すると、Zさんの3年後に出世する可能性を予測してくれるうえに、出世する確率スコアも出してくれる。
注意すべき点は、現代のAIはデータをすべて数値で把握しているのであって、データの意味合いまで理解しているわけではないということだ。
これが、AIは万能ではないといわれる理由の1つである。
ステップ3:AI企画力を磨く
AIのキホンとAIの作り方を学んだ後は、AI企画力を磨くステップ3に移る。
人間が想像できるAIはいずれ実現されていく。AI企画ではそれを念頭に、アイデアを小ぶりなものにしないようにしたい。
おすすめは、「AI企画の100本ノック」だ。
想像力を働かせ、AIでできることややるべきことについて、とにかく多く案を出そう。
様々な視点から異なるアイデアを集めれば、世の中の変化量を大きくするアイデアが見つかるだろう。
その後は、実現に向けてアイデアを収束する段階となる。「AI導入後の変化量」と「実現性」の観点から、アイデアリストをスコア化していく。いくら変化量が大きいアイデアでも、実現性が乏しいのであれば、短期的にはそのアイデアを深追いできないということになる。
AIを過大評価も過小評価もせずに検討し、変化量と実現性の両方を満たすアイデアを選ぶのが望ましい。
ステップ4:AI事例を知ろう
AIの活用事例をとにかくたくさん知っていくのがステップ4だ。本書で紹介されている45種類の事例から、いくつかの例をとりあげる。
通販サイトのLOHACOでは、独自キャラクターの「マナミさん」というチャットボットを導入した。
電話やメールを含めた問い合わせ総数の5割を、マナミさんが対応している。
センターの対応時間外や深夜にも対応が可能だ。電話オペレーターの仕事に換算すると、月に10人以上となる。
次に日経新聞の事例を見てみよう。
同社は創刊から約100年分の新聞記事のテキストデータ化に、AIを利用している。
これまでは原本をスキャンしたイメージデータのみを保存していた。
しかし、AIによるテキストデータ化に乗り出し、その精度は約95%に達している。
精度を上げることで、人手による修正の手間を大幅に省けるようになり、大量の記事を文字で検索できるようになった。

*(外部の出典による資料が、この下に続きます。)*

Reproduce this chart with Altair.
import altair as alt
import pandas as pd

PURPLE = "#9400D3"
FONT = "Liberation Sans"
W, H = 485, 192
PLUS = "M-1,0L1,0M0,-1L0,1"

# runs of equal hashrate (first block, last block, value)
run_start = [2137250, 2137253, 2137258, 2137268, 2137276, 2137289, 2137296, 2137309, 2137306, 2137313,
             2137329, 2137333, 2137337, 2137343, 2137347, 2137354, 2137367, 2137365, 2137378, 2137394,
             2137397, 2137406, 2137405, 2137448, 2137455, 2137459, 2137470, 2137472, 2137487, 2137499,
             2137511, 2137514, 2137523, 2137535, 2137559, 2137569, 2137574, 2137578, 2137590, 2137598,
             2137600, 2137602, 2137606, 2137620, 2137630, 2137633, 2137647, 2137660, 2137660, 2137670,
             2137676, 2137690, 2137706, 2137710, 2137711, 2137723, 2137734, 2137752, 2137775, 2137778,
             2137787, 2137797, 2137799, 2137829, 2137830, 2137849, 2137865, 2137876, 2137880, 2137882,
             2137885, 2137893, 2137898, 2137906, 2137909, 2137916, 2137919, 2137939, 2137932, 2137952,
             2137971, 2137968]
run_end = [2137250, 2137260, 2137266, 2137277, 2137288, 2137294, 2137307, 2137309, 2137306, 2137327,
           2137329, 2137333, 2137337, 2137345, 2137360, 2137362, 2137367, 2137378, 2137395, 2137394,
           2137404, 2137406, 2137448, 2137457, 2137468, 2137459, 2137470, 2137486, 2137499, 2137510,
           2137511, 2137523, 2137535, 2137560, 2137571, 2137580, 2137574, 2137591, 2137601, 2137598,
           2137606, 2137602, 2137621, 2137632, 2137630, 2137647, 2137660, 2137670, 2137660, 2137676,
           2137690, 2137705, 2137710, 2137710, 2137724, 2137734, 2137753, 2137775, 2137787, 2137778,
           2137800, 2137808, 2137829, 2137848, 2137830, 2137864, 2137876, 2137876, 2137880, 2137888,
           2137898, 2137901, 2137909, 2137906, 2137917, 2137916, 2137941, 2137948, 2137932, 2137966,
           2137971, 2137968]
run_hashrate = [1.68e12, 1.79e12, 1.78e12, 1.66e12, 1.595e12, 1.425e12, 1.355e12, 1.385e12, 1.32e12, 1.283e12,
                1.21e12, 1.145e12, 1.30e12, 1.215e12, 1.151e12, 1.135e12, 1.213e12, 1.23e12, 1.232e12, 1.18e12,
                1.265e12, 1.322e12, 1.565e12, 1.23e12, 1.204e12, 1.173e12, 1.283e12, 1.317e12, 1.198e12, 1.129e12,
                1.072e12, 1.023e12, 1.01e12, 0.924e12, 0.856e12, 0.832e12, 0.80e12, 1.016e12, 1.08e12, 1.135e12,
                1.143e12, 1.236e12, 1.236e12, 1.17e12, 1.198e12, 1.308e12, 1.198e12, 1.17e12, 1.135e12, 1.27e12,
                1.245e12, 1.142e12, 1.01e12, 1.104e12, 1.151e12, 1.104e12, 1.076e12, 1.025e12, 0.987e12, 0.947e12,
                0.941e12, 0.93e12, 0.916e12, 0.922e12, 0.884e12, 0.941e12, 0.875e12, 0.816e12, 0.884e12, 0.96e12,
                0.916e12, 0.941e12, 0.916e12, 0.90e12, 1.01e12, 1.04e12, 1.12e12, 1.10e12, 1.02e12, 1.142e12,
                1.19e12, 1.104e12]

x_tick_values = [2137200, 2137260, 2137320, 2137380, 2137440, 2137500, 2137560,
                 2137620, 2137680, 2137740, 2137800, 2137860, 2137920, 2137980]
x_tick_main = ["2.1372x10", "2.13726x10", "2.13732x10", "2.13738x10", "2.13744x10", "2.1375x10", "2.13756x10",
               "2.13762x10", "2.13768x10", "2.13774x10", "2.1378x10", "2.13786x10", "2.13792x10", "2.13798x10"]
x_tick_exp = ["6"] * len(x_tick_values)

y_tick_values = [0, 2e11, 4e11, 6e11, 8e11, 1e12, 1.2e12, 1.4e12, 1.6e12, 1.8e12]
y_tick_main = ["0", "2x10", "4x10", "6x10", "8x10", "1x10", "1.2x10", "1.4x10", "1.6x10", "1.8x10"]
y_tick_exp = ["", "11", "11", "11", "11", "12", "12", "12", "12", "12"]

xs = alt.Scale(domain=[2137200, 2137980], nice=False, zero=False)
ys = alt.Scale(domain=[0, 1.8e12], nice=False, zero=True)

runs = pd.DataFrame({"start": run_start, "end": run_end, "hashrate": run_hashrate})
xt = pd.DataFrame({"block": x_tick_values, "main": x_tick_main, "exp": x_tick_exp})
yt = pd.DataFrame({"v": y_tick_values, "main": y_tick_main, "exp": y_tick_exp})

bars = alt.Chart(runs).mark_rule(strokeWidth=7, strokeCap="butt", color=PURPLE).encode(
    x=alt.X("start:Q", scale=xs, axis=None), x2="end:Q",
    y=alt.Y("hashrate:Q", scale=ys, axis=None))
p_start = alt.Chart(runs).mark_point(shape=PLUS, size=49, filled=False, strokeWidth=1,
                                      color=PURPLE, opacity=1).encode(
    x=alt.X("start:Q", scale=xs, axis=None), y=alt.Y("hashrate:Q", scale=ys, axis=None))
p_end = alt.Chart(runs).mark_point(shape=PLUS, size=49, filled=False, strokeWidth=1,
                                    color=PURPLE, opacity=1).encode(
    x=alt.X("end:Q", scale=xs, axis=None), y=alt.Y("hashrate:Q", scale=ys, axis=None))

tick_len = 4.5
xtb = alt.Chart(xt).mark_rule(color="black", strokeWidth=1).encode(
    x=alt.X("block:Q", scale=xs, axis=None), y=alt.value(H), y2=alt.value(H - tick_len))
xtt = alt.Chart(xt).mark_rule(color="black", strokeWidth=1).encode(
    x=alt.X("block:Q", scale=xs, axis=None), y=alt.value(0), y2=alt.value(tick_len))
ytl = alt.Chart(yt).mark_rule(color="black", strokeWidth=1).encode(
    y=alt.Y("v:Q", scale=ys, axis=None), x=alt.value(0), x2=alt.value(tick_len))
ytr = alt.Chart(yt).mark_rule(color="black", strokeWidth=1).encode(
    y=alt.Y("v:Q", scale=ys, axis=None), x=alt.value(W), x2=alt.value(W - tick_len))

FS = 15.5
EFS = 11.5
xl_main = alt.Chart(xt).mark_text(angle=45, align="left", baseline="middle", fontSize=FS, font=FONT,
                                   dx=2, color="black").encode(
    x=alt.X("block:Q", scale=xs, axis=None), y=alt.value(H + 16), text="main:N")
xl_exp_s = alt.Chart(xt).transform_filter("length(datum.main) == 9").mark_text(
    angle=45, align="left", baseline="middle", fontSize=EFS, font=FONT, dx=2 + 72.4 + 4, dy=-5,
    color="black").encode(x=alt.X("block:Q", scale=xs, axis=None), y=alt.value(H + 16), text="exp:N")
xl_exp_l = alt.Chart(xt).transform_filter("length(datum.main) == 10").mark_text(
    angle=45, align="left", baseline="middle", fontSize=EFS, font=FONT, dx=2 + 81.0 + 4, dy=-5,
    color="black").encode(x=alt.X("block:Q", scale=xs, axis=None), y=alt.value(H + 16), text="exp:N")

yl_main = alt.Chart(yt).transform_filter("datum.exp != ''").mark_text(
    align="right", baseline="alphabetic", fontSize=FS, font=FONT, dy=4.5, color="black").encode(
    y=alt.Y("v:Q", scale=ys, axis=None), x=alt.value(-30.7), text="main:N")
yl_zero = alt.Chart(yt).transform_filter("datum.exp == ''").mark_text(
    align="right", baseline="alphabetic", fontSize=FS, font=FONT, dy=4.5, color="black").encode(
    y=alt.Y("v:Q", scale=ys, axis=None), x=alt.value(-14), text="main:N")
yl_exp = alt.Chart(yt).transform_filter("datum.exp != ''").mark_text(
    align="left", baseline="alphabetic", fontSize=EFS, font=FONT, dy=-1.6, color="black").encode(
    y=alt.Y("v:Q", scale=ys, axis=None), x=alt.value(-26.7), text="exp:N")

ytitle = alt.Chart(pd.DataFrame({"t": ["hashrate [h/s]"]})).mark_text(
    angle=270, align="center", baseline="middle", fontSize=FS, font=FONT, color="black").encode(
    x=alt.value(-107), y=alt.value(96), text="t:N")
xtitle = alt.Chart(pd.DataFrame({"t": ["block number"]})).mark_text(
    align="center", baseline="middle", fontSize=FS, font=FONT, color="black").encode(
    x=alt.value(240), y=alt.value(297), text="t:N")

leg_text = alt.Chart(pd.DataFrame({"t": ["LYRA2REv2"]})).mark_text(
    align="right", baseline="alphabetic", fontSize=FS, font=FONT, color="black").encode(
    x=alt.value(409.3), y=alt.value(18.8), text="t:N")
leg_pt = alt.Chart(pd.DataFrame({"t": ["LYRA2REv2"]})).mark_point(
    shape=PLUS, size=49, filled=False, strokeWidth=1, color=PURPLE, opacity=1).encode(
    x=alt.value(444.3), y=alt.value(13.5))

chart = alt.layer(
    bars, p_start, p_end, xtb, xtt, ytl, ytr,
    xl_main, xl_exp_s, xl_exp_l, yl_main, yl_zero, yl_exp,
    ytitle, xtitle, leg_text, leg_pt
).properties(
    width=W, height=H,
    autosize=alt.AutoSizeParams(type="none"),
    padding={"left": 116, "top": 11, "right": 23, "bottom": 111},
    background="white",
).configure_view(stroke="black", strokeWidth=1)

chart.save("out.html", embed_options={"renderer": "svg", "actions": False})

つづいてソフトバンクの事例では、新卒採用業務のAIによる効率化を進めている。
過去のエントリーシートをすべてAIに学習させ、エントリーシートの合否をAIが判定。
不合格判定のエントリーシートは人が再度チェックする。こうした体制にすることで、作業時間を従来の4分の1に削減することができた。

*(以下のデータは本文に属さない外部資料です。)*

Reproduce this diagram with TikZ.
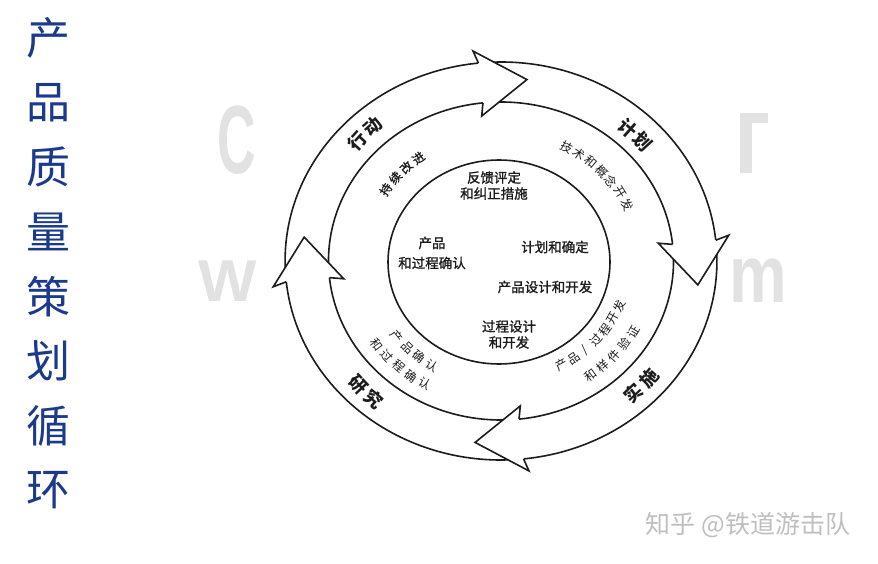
\documentclass[tikz,border=0pt]{standalone}
\usepackage{fontspec}
\setmainfont{Noto Sans CJK SC}
\newfontfamily\cjkmed[FakeBold=1.2]{Noto Sans CJK SC}
\newfontfamily\latinwm{Liberation Sans}
\definecolor{titleblue}{RGB}{28,58,140}
\definecolor{wm}{RGB}{226,226,226}
\definecolor{ink}{RGB}{28,28,28}
\begin{document}
\begin{tikzpicture}[x=1pt,y=1pt,
  ringline/.style={line width=1.6pt, draw=ink, line join=miter},
  bandlabel/.style={font=\fontsize{18}{18}\selectfont\bfseries, text=ink, inner sep=0},
  smalllabel/.style={font=\fontsize{12}{12}\selectfont, text=ink, inner sep=0},
  boldsmall/.style={font=\cjkmed\fontsize{12}{12}\selectfont, text=ink, inner sep=0},
  centerlabel/.style={font=\cjkmed\fontsize{13.5}{16}\selectfont, text=ink, align=center, inner sep=0},
  titlechar/.style={font=\fontsize{44}{44}\selectfont, text=titleblue, inner sep=0},
  wmletter/.style={text=wm, inner sep=0}
]
\useasboundingbox (0,0) rectangle (878,563);
\fill[white] (0,0) rectangle (878,563);

% faint background watermark
\node[wmletter, font=\latinwm\bfseries\fontsize{97}{97}\selectfont, xscale=0.55] (wmC) at (237,423) {C};
\node[wmletter, font=\latinwm\bfseries\fontsize{59}{59}\selectfont, xscale=1.05] (wmW) at (228,282) {W};
\node[wmletter, font=\latinwm\bfseries\fontsize{81}{81}\selectfont, xscale=0.8] (wmM) at (758,282) {m};
\fill[wm] (740,450) rectangle (752,390);
\fill[wm] (740,450) rectangle (768,440);

% title
\foreach \ch [count=\i from 0] in {产,品,质,量,策,划,循,环}{
  \node[titlechar] (title\i) at (49, 525-64.6*\i) {\ch};
}

% ring
\begin{scope}[shift={(501,302)}, xscale=1.085]
\foreach \k in {0,1,2,3}{
  \pgfmathsetmacro\S{184.5-90*\k}
  \pgfmathsetmacro\B{96-90*\k}
  \fill[white] (\S:199) arc[start angle=\S, end angle=\B, radius=199] -- (\B:159) arc[start angle=\B, end angle=\S, radius=159] -- cycle;
  \draw[ringline] (\S:199) arc[start angle=\S, end angle=\B, radius=199];
  \draw[ringline] (\S:159) arc[start angle=\S, end angle=\B, radius=159];
}
\foreach \k in {0,1,2,3}{
  \pgfmathsetmacro\B{96-90*\k}
  \pgfmathsetmacro\W{97-90*\k}
  \pgfmathsetmacro\T{82.5-90*\k}
  \fill[white] (\B:199) -- (\W:211.5) -- (\T:183) -- (\W:146) -- (\B:159) -- cycle;
  \draw[ringline] (\B:199) -- (\W:211.5) -- (\T:183) -- (\W:146) -- (\B:159);
}

% outer band labels
\foreach \ch [count=\i from 0] in {行,动}{
  \pgfmathsetmacro\a{137.8-6.4*\i}
  \node[bandlabel, rotate=\a-90] (act\i) at (\a:179) {\ch};
}
\foreach \ch [count=\i from 0] in {计,划}{
  \pgfmathsetmacro\a{48.7-6.4*\i}
  \node[bandlabel, rotate=\a-90] (plan\i) at (\a:177) {\ch};
}
\foreach \ch [count=\i from 0] in {实,施}{
  \pgfmathsetmacro\a{-47.2+6.4*\i}
  \node[bandlabel, rotate=\a+90] (do\i) at (\a:180) {\ch};
}
\foreach \ch [count=\i from 0] in {研,究}{
  \pgfmathsetmacro\a{-136.8+6.4*\i}
  \node[bandlabel, rotate=\a+90] (study\i) at (\a:181) {\ch};
}

% inner band labels
\foreach \ch [count=\i from 0] in {持,续,改,进}{
  \pgfmathsetmacro\a{146-6.5*\i}
  \node[boldsmall, rotate=\a-90] (imp\i) at (\a:128) {\ch};
}
\foreach \ch [count=\i from 0] in {技,术,和,概,念,开,发}{
  \pgfmathsetmacro\a{61.9-6*\i}
  \node[smalllabel, rotate=\a-90] (tech\i) at (\a:129) {\ch};
}
\foreach \ch [count=\i from 0] in {产,品,/,过,程,开,发}{
  \pgfmathsetmacro\a{-61.95+6.55*\i}
  \node[smalllabel, rotate=\a+90] (pdev\i) at (\a:118) {\ch};
}
\foreach \ch [count=\i from 0] in {和,样,件,验,证}{
  \pgfmathsetmacro\a{-53.9+5.9*\i}
  \node[smalllabel, rotate=\a+90] (proto\i) at (\a:141) {\ch};
}
\foreach \ch [count=\i from 0] in {产,品,确,认}{
  \pgfmathsetmacro\a{-141.7+6.8*\i}
  \node[smalllabel, rotate=\a+90] (pval\i) at (\a:122) {\ch};
}
\foreach \ch [count=\i from 0] in {和,过,程,确,认}{
  \pgfmathsetmacro\a{-143.94+6.07*\i}
  \node[smalllabel, rotate=\a+90] (procval\i) at (\a:141.5) {\ch};
}
\end{scope}

% inner circle
\draw[ringline] (499,301) ellipse [x radius=111, y radius=102];
\node[centerlabel] (feedback) at (494,377.5) {反馈评定\\和纠正措施};
\node[centerlabel] (prod1) at (432,320) {产品};
\node[centerlabel] (prod2) at (432,300) {和过程确认};
\node[centerlabel] (planconf) at (555,316) {计划和确定};
\node[centerlabel] (pdesign) at (545,276) {产品设计和开发};
\node[centerlabel] (procdesign) at (509,228.5) {过程设计\\和开发};

% zhihu watermark
\node[font=\fontsize{25}{25}\selectfont, text=black!25, inner sep=0] (zhihu) at (748,38) {知乎 @铁道游击队};
\end{tikzpicture}
\end{document}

年間で換算すれば680時間を170時間に短縮でき、採用担当スタッフの作業時間の大幅短縮につながった。
3.文系AI人材が社会を変える
AIの基本、作り方、事例に触れてみると、その可能性の大きさを感じることだろう。
様々な可能性を持つAIは、「消費者、会社、働き手」に大きな変化をもたらしていく。
インターネットやデータ環境も、AIによる社会変化を後押しするかのように変化を遂げている。
新しい通信規格である5Gにより、そのスピードは飛躍的に向上するだろう。
こうして高速にデータがつながる社会では、AIのための学習データが量産されることになる。
AIは消費者の暮らしや情報取得、買い物の仕方、移動、対人コミュニケーションなど、あらゆる生活シーンに大きな変化をもたらす。
それに合わせて、会社や私たちの働き方も変わっていく。
この変化を牽引するのは、文系AI人材だ。
企業が求めるのは、AIのことをよく理解し、的確に活用する人材である。
読者の方々には、変化を恐れずにこのAI社会を引っ張ってほしい、というのが著者の願いだ。